Il était en train de recracher le résidu boueux dans l’évier de la cuisine quand, avec Sami, nous nous décidâmes enfin à couper l’infâme élixir avec du jus d’ananas. Sa langue à lui s’engourdissait vaguement. Et il crut ressentir un léger feu poivré. Et il eut envie de pisser plus souvent qu’à son tour, peut-être... Mais c’était tout…
J’étais, des trois petits cochons, celui qui supportait le mieux le goût du kava ; je fus aussi celui qui en supporta le moins les effets, si bien que Djamila commença à s’inquiéter, et que, tout en me grattant frénétiquement le cul, je dus promettre une pause en plein milieu de la messe : je ne bus plus que des bières pendant une demi-heure.
Enfin, les démangeaisons s’estompèrent assez pour que je refasse mon retard sur Sami, qui commençait à comprendre qu’on n’était pas rendu sur la Lune.

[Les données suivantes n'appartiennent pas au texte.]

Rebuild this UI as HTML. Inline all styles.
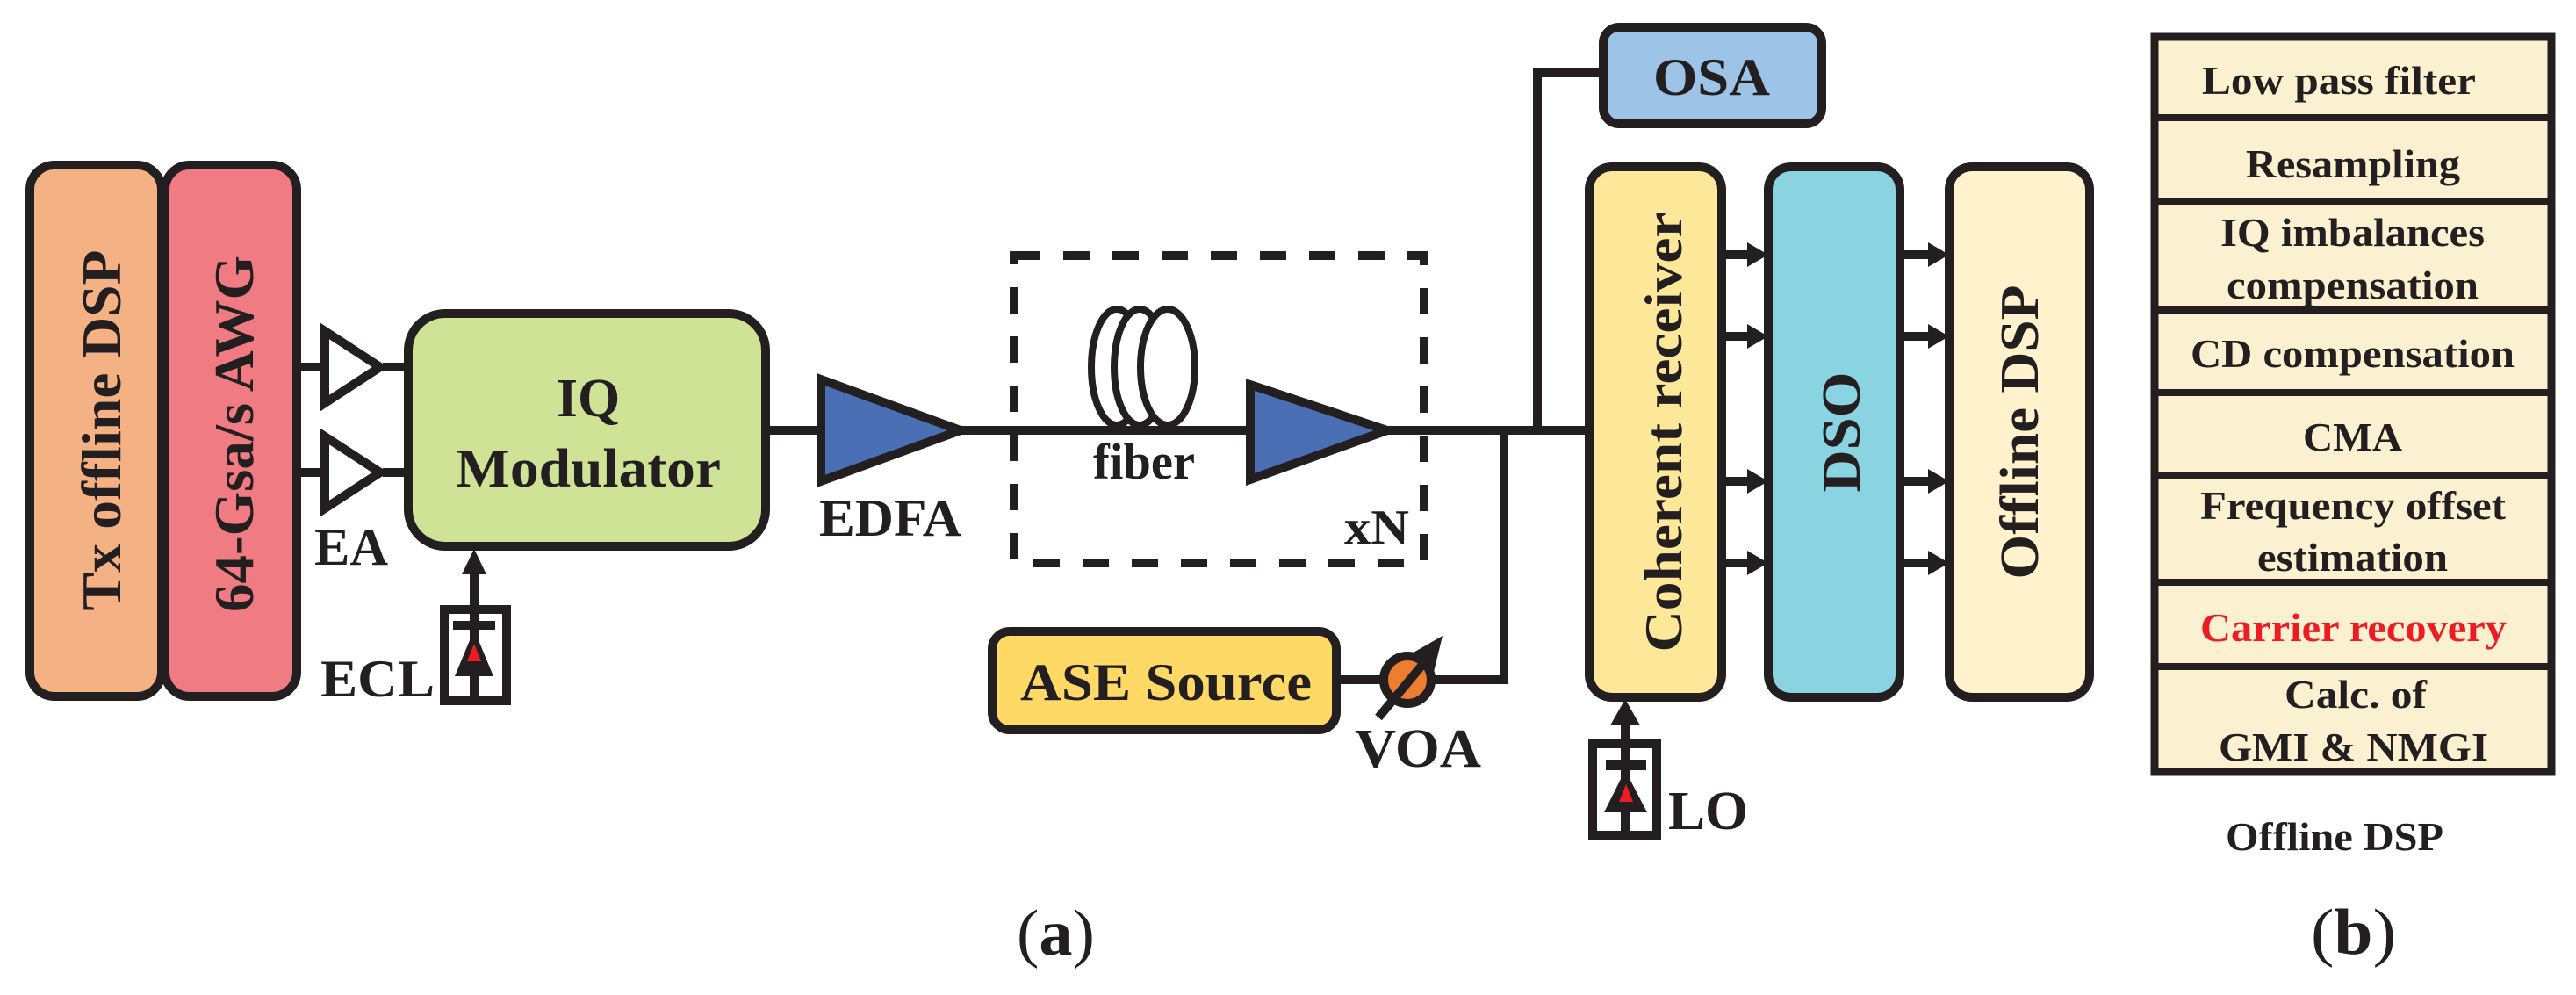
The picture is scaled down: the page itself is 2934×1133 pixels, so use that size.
<!DOCTYPE html>
<html><head><meta charset="utf-8"><style>
html,body{margin:0;padding:0;background:#fff;}
svg{display:block;}
text{font-family:"Liberation Serif",serif;font-weight:bold;fill:#231f20;}
</style></head><body>
<svg width="2934" height="1133" viewBox="0 0 2934 1133" xmlns="http://www.w3.org/2000/svg">
<g stroke="#231f20" stroke-width="10" fill="none">
<!-- left blocks -->
<rect x="34" y="188" width="150" height="605" rx="28" fill="#F4B183"/>
<rect x="188" y="188" width="150" height="605" rx="28" fill="#F07B82"/>
<!-- lines to EA -->
<line x1="338" y1="418" x2="368" y2="418"/>
<line x1="338" y1="538" x2="368" y2="538"/>
<line x1="436" y1="418" x2="465" y2="418"/>
<line x1="436" y1="538" x2="465" y2="538"/>
<polygon points="370,377 370,459 433,418" fill="#fff"/>
<polygon points="370,497 370,579 433,538" fill="#fff"/>
<!-- IQ modulator -->
<rect x="465" y="357" width="407" height="265" rx="42" fill="#CFE295"/>
<!-- ECL -->
<line x1="540" y1="650" x2="540" y2="798"/>
<rect x="506" y="694" width="71" height="104" fill="#fff"/>
<line x1="540" y1="694" x2="540" y2="798"/>
<!-- main line -->
<line x1="872" y1="490" x2="935" y2="490"/>
<line x1="1095" y1="490" x2="1424" y2="490"/>
<line x1="1580" y1="490" x2="1812" y2="490"/>
<polygon points="935,432 935,548 1094,490" fill="#4A6FB5"/>
<polygon points="1424,438 1424,546 1580,490" fill="#4A6FB5"/>
<!-- fiber coils -->
<ellipse cx="1272" cy="418" rx="29" ry="66" fill="#fff" stroke-width="8"/>
<ellipse cx="1298" cy="418" rx="29" ry="66" fill="#fff" stroke-width="8"/>
<ellipse cx="1330" cy="418" rx="31" ry="66" fill="#fff" stroke-width="8"/>
<!-- dashed box -->
<rect x="1155" y="291" width="467" height="350" stroke-dasharray="30,26"/>
<!-- OSA path -->
<polyline points="1751,490 1751,83 1828,83"/>
<rect x="1826" y="31" width="249" height="110" rx="18" fill="#9DC3E6"/>
<!-- ASE path -->
<polyline points="1520,774 1713,774 1713,490"/>
<rect x="1130" y="719" width="392" height="112" rx="20" fill="#FFD966"/>
<circle cx="1603" cy="774" r="27" fill="#ED7D31"/>
<line x1="1570" y1="817" x2="1630" y2="745" stroke-width="10"/>
<!-- receivers -->
<rect x="1810" y="190" width="151" height="604" rx="26" fill="#FDE89A"/>
<rect x="2014" y="190" width="150" height="604" rx="26" fill="#8AD4E2"/>
<rect x="2220" y="190" width="160" height="604" rx="26" fill="#FFF2CC"/>
<!-- LO -->
<line x1="1851" y1="820" x2="1851" y2="952"/>
<rect x="1814" y="847" width="73" height="104" fill="#fff"/>
<line x1="1851" y1="847" x2="1851" y2="952"/>
<!-- arrows lines -->
<g>
<line x1="1961" y1="290" x2="1992" y2="290"/><line x1="1961" y1="383" x2="1992" y2="383"/>
<line x1="1961" y1="548" x2="1992" y2="548"/><line x1="1961" y1="641" x2="1992" y2="641"/>
<line x1="2164" y1="290" x2="2197" y2="290"/><line x1="2164" y1="383" x2="2197" y2="383"/>
<line x1="2164" y1="548" x2="2197" y2="548"/><line x1="2164" y1="641" x2="2197" y2="641"/>
</g>
<!-- table -->
<rect x="2454" y="42" width="452" height="837" fill="#FBF0CF" stroke-width="9"/>
<g stroke-width="8">
<line x1="2454" y1="134" x2="2906" y2="134"/>
<line x1="2454" y1="230" x2="2906" y2="230"/>
<line x1="2454" y1="353" x2="2906" y2="353"/>
<line x1="2454" y1="447" x2="2906" y2="447"/>
<line x1="2454" y1="542" x2="2906" y2="542"/>
<line x1="2454" y1="663" x2="2906" y2="663"/>
<line x1="2454" y1="759" x2="2906" y2="759"/>
</g>
</g>
<!-- filled shapes -->
<g fill="#231f20">
<polygon points="540,625 526,654 554,654"/>
<rect x="516" y="707" width="48" height="10"/>
<polygon points="540,717 518,770 562,770"/>
<polygon points="1851,796 1834,826 1868,826"/>
<rect x="1829" y="865" width="46" height="12"/>
<polygon points="1851,877 1827,925 1876,925"/>
<polygon points="1643,724 1608,744 1633,765"/>
<polygon points="2014,290 1990,276 1990,304"/><polygon points="2014,383 1990,369 1990,397"/>
<polygon points="2014,548 1990,534 1990,562"/><polygon points="2014,641 1990,627 1990,655"/>
<polygon points="2220,290 2196,276 2196,304"/><polygon points="2220,383 2196,369 2196,397"/>
<polygon points="2220,548 2196,534 2196,562"/><polygon points="2220,641 2196,627 2196,655"/>
</g>
<g fill="#ED1C24">
<polygon points="540,733 532,753 548,753"/>
<polygon points="1852,893 1844,913 1860,913"/>
</g>
<!-- texts left -->
<text transform="translate(137,490) rotate(-90)" text-anchor="middle" font-size="64" textLength="411" lengthAdjust="spacingAndGlyphs">Tx offline DSP</text>
<text transform="translate(288,494) rotate(-90)" text-anchor="middle" font-size="64" textLength="406" lengthAdjust="spacingAndGlyphs">64-Gsa/s AWG</text>
<text x="670" y="474" text-anchor="middle" font-size="62">IQ</text>
<text x="519" y="554" font-size="62" textLength="302" lengthAdjust="spacingAndGlyphs">Modulator</text>
<text x="358" y="643" font-size="60" textLength="84" lengthAdjust="spacingAndGlyphs">EA</text>
<text x="365" y="793" font-size="60" textLength="130" lengthAdjust="spacingAndGlyphs">ECL</text>
<text x="933" y="610" font-size="60" textLength="162" lengthAdjust="spacingAndGlyphs">EDFA</text>
<text x="1245" y="545" font-size="58" textLength="116" lengthAdjust="spacingAndGlyphs">fiber</text>
<text x="1531" y="619" font-size="56" textLength="74" lengthAdjust="spacingAndGlyphs">xN</text>
<text x="1883" y="108" font-size="60" textLength="133" lengthAdjust="spacingAndGlyphs">OSA</text>
<text x="1162" y="797" font-size="60" textLength="332" lengthAdjust="spacingAndGlyphs">ASE Source</text>
<text x="1543" y="873" font-size="62" textLength="144" lengthAdjust="spacingAndGlyphs">VOA</text>
<text x="1900" y="944" font-size="62" textLength="91" lengthAdjust="spacingAndGlyphs">LO</text>
<text transform="translate(1915,492) rotate(-90)" text-anchor="middle" font-size="60" textLength="501" lengthAdjust="spacingAndGlyphs">Coherent receiver</text>
<text transform="translate(2118,492) rotate(-90)" text-anchor="middle" font-size="62" textLength="137" lengthAdjust="spacingAndGlyphs">DSO</text>
<text transform="translate(2321,492) rotate(-90)" text-anchor="middle" font-size="62" textLength="335" lengthAdjust="spacingAndGlyphs">Offline DSP</text>
<!-- table texts -->
<g font-size="46">
<text x="2508" y="107" textLength="312" lengthAdjust="spacingAndGlyphs">Low pass filter</text>
<text x="2558" y="202" textLength="244" lengthAdjust="spacingAndGlyphs">Resampling</text>
<text x="2529" y="280" textLength="301" lengthAdjust="spacingAndGlyphs">IQ imbalances</text>
<text x="2536" y="340" textLength="287" lengthAdjust="spacingAndGlyphs">compensation</text>
<text x="2495" y="418" textLength="369" lengthAdjust="spacingAndGlyphs">CD compensation</text>
<text x="2623" y="513" textLength="113" lengthAdjust="spacingAndGlyphs">CMA</text>
<text x="2506" y="591" textLength="348" lengthAdjust="spacingAndGlyphs">Frequency offset</text>
<text x="2571" y="650" textLength="217" lengthAdjust="spacingAndGlyphs">estimation</text>
<text x="2506" y="730" textLength="349" lengthAdjust="spacingAndGlyphs" style="fill:#ED1C24">Carrier recovery</text>
<text x="2602" y="806" textLength="162" lengthAdjust="spacingAndGlyphs">Calc. of</text>
<text x="2527" y="866" textLength="307" lengthAdjust="spacingAndGlyphs">GMI &amp; NMGI</text>
<text x="2535" y="968" textLength="248" lengthAdjust="spacingAndGlyphs">Offline DSP</text>
</g>
<text x="1158" y="1087" font-size="74" style="font-weight:normal" textLength="89" lengthAdjust="spacingAndGlyphs">(<tspan style="font-weight:bold">a</tspan>)</text>
<text x="2632" y="1086" font-size="74" style="font-weight:normal" textLength="97" lengthAdjust="spacingAndGlyphs">(<tspan style="font-weight:bold">b</tspan>)</text>
</svg>
</body></html>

Bref, bref, une bouteille de vin, environ quinze bières, un litre de jus d’ananas, la fin d’une fiole de rhum et cinquante grammes de « kavase » plus tard (quant à la molokheya, elle fut, je crois, mieux à mon goût qu’à celui des autres : l’étrange purée vert sombre, plus gluante que des épinards, ressemblait à s’y méprendre à la préparation de henné que je m’étais fait appliquer quelques jours auparavant ; j’en mangeai toute la semaine avec du riz et des nouilles ; je m’en pourlèche encore…), nos estomacs et nos foies crièrent : « Assez ! »
Depuis, l’urticaire s’est apaisé, mais deux furoncles symétriques ont poussé entre mes deux yeux. J’ai attendu un peu que mon foie cesse de gueuler pour écrire ce compte-rendu, mais, comme Sami que j’ai revu hier, j’attends toujours les effets psychotropes… Hélas !
Ce lundi 16 juillet 2007, Nantes,
Nordine (Povoite).
[1] Par sécurité, les noms des cobayes et de leurs complices ont été modifiés.